Keep to the same style of graphics – The very unique and initially jarring graphics of the game were astounding. Vivid colors, reds and blues, contrasted the bright whiteness of the city, which says that a constantly watching society ends in a ridiculously clean society. There was a subtle use of these for hints as to where to go, where to jump, where to wall run and climb in the environment which made it more than just stunning eye candy. While DICE uses their new Frostbite engine to market Battlefield 4’s new graphical prowess, they may be using the same tech to blind us with the next generation of the bright, clean city. This should stay the same for the new game as it is one of the main reasons that the game was unique, it sets it apart from the Battlefield franchise without even playing it.
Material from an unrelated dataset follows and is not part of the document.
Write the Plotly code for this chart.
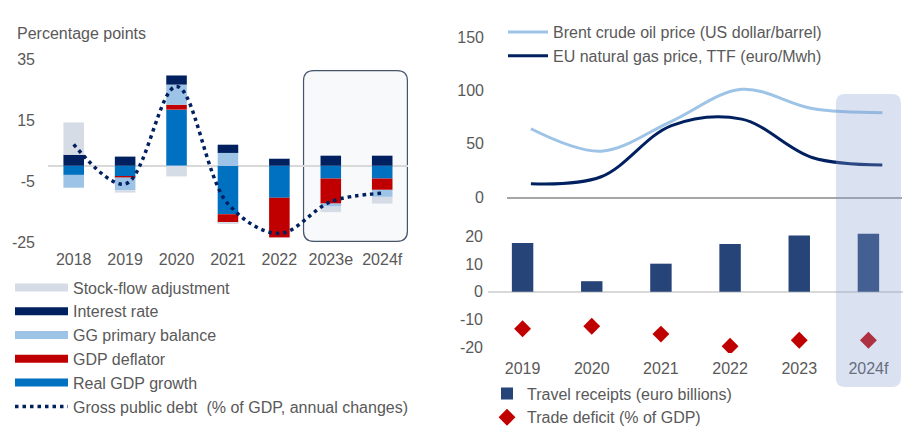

It is synonymous with Mirror’s Edge now and for a sequel, changing the style would result in confusion between the first and second games, unless the change was explained in the story (for example, the city has rebelled and people are putting graffiti across the city and the clean has become dirt).
Barely use guns, or NO guns at all – Mirror’s Edge was the a first person game that avoided guns unless you went out of your way to find them and even if you did stand and fight, chances are you or your ammunition would not last very long. Much of the time running was the best possible optiona nd made the game fast paced and breathtaking. When guns were introduced in the final third of the game for large sections, there was the sense that the game had become just another FPS, a shooter just like the others. There was probably a way to get through the game without one use of a gun but to be honest it was difficult to resist using them in the final moments. For the next game there must be the same martial arts style fighting with more finishing moves to add depth to the gameplay while simplifying the disarm technique (I remember it being insanely difficult to disarm enemies with harder difficulties). If guns must be included for certain sections, why not make the environment feature things that when shot, hurts enemies or distracts them when shot rather than being forced to head on run into confrontation.
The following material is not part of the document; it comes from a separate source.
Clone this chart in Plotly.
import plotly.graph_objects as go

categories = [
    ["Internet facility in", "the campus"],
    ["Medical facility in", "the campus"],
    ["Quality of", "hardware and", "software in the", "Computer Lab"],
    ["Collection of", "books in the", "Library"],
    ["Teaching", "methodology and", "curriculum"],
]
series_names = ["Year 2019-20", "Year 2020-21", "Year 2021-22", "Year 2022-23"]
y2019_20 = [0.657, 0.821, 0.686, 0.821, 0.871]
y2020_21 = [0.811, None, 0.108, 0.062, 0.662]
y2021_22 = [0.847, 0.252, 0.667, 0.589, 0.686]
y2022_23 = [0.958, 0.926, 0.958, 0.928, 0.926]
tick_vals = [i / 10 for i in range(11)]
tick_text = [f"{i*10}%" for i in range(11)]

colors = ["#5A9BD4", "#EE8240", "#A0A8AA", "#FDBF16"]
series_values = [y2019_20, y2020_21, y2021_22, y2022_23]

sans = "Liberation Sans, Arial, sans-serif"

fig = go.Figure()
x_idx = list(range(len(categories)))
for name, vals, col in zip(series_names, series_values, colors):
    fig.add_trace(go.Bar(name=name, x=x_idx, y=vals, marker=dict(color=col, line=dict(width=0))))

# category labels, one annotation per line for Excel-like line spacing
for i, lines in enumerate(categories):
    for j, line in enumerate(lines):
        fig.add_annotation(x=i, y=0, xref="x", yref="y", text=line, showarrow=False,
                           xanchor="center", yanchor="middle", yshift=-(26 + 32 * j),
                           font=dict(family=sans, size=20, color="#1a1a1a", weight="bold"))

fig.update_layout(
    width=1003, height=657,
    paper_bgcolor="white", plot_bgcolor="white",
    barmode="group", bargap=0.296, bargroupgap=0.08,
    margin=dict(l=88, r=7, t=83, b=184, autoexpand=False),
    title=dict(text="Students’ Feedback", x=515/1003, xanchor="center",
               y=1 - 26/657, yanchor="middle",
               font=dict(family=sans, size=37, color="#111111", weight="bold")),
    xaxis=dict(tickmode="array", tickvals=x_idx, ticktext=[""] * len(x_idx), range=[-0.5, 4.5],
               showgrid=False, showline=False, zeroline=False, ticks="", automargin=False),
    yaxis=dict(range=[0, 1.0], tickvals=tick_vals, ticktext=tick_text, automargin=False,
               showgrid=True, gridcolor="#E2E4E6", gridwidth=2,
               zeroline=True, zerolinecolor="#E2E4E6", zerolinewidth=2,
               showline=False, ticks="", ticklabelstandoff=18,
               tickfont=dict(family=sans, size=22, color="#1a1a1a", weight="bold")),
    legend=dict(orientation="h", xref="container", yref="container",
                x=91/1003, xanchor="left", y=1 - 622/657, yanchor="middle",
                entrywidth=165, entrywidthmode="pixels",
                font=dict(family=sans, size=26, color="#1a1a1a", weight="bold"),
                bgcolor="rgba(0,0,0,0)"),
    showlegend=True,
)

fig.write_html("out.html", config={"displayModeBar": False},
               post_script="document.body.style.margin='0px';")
A longer story, less trial runs – The story of Mirror’s Edge was notoriously short. You could run through the game once you knew the paths in a few short hours as you find quicker and quicker ways to traverse the world. Now, while this was an interesting mechanic, there was no reason to find these quicker ways except for improving your time on a leaderboard. This lead to many people purely playing through the game once and finding it an unfulfilling experience. In the second game, there could be separate paths or dynamically changing environments every time during the story mode, like fences that are present one run through and not the second time, that feature upgrades or more info about the world you inhabit as an incentive. This would extend playing time. Or, if the game was to be really adventurous and do an open world or semi open levels, the game would be much more fun. There should also be the arcade style timed runs as they turned out to be very fun with the intuitive control system in place.
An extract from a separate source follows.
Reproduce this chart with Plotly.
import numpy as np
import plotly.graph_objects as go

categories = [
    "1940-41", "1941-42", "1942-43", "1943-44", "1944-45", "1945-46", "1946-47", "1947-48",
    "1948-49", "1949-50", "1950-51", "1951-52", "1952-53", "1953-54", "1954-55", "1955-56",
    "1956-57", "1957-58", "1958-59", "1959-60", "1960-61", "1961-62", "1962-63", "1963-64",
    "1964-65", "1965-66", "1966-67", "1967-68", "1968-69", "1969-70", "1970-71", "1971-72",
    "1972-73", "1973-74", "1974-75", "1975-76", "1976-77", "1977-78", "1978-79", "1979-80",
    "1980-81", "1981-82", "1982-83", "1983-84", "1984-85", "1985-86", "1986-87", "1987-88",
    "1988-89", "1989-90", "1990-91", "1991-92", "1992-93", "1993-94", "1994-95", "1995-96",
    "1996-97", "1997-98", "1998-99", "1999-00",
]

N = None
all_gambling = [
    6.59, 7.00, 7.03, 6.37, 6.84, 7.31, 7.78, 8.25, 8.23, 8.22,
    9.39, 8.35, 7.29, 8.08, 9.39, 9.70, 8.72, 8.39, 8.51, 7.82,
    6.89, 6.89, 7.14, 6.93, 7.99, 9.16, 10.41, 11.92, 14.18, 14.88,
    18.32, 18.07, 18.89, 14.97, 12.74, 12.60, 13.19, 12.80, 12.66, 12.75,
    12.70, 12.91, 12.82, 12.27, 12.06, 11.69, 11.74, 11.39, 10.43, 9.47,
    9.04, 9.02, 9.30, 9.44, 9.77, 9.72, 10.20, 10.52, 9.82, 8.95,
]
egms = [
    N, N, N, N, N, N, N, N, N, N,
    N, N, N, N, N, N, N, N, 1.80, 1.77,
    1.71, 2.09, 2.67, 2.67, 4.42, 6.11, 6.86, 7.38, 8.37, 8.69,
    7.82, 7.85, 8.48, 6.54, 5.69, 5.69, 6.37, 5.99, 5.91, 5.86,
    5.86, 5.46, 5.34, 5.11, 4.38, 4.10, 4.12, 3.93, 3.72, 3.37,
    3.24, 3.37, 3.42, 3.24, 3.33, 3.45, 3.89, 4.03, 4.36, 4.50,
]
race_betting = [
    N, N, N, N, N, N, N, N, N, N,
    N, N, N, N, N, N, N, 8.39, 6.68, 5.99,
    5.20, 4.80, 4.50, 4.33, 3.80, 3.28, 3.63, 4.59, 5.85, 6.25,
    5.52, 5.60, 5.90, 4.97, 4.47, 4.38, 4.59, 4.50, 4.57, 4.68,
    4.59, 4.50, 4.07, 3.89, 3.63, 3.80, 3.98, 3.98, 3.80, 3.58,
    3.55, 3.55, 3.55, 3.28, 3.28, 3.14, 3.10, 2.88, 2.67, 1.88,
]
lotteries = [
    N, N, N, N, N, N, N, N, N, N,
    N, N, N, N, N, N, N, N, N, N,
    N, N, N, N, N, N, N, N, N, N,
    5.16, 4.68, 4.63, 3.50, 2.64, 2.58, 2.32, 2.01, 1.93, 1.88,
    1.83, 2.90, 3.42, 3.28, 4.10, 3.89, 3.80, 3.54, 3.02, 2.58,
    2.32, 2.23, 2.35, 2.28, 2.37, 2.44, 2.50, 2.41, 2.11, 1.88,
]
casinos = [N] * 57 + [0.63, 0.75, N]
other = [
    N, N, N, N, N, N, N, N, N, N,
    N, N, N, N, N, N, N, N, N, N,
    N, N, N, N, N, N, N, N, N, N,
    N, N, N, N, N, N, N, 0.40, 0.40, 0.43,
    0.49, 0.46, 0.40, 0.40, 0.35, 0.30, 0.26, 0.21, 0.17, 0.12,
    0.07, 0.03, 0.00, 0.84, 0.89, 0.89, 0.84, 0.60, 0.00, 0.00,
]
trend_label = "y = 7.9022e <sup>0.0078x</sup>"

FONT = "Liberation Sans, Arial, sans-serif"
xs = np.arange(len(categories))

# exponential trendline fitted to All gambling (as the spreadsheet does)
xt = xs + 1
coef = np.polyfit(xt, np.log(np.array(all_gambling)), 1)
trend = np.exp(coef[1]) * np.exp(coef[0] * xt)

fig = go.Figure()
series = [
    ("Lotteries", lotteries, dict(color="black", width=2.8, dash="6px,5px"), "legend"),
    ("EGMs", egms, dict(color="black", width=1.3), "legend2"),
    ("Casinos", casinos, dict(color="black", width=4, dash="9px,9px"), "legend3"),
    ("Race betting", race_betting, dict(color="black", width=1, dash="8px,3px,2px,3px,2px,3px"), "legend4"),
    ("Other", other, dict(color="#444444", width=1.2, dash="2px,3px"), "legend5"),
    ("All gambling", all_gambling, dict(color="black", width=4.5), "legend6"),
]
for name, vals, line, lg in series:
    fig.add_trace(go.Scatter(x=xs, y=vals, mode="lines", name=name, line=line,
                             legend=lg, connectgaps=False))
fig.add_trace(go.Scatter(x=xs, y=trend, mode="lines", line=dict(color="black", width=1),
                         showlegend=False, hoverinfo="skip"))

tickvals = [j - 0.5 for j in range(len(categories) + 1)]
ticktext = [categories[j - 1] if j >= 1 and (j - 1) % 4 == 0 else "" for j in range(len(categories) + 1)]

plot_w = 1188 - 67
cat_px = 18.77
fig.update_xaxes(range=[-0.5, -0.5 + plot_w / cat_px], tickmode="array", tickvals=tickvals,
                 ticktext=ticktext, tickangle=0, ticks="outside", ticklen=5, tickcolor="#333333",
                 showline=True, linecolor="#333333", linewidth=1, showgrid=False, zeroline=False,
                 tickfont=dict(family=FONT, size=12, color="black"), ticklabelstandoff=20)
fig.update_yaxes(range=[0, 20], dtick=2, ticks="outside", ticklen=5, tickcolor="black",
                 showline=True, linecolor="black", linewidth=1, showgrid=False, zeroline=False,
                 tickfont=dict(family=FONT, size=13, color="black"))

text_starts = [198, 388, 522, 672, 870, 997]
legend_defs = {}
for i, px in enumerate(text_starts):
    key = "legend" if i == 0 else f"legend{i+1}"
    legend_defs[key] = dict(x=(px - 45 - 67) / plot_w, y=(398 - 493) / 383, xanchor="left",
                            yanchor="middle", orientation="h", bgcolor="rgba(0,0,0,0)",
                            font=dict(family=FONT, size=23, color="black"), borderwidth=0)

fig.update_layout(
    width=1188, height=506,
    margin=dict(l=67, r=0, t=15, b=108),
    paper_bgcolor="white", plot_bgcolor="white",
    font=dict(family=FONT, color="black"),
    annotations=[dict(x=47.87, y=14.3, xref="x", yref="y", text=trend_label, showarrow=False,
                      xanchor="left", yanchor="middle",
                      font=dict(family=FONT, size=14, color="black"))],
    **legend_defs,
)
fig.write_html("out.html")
Better boss type battles – One of the main things that stuck in my head to criticize the first game was that the guys you had to stop that were vital to the story were beaten by pressing a single button at the right time to push them off you and… that was it. Seriously? I don’t know why it was chosen to tackle battles this way but it ruins the pure immersion that I felt while inside this wonderful world that DICE created. Why not try to actually have a battle that consists of more than chasing and pressing one button once you catch them? Even if the developers wanted us to still defeat our enemies in the same way, why not implement a small stealth element that allows us to climb our way around them in silence and take them down as long as they don’t see you. If they do, THEN we could chase them.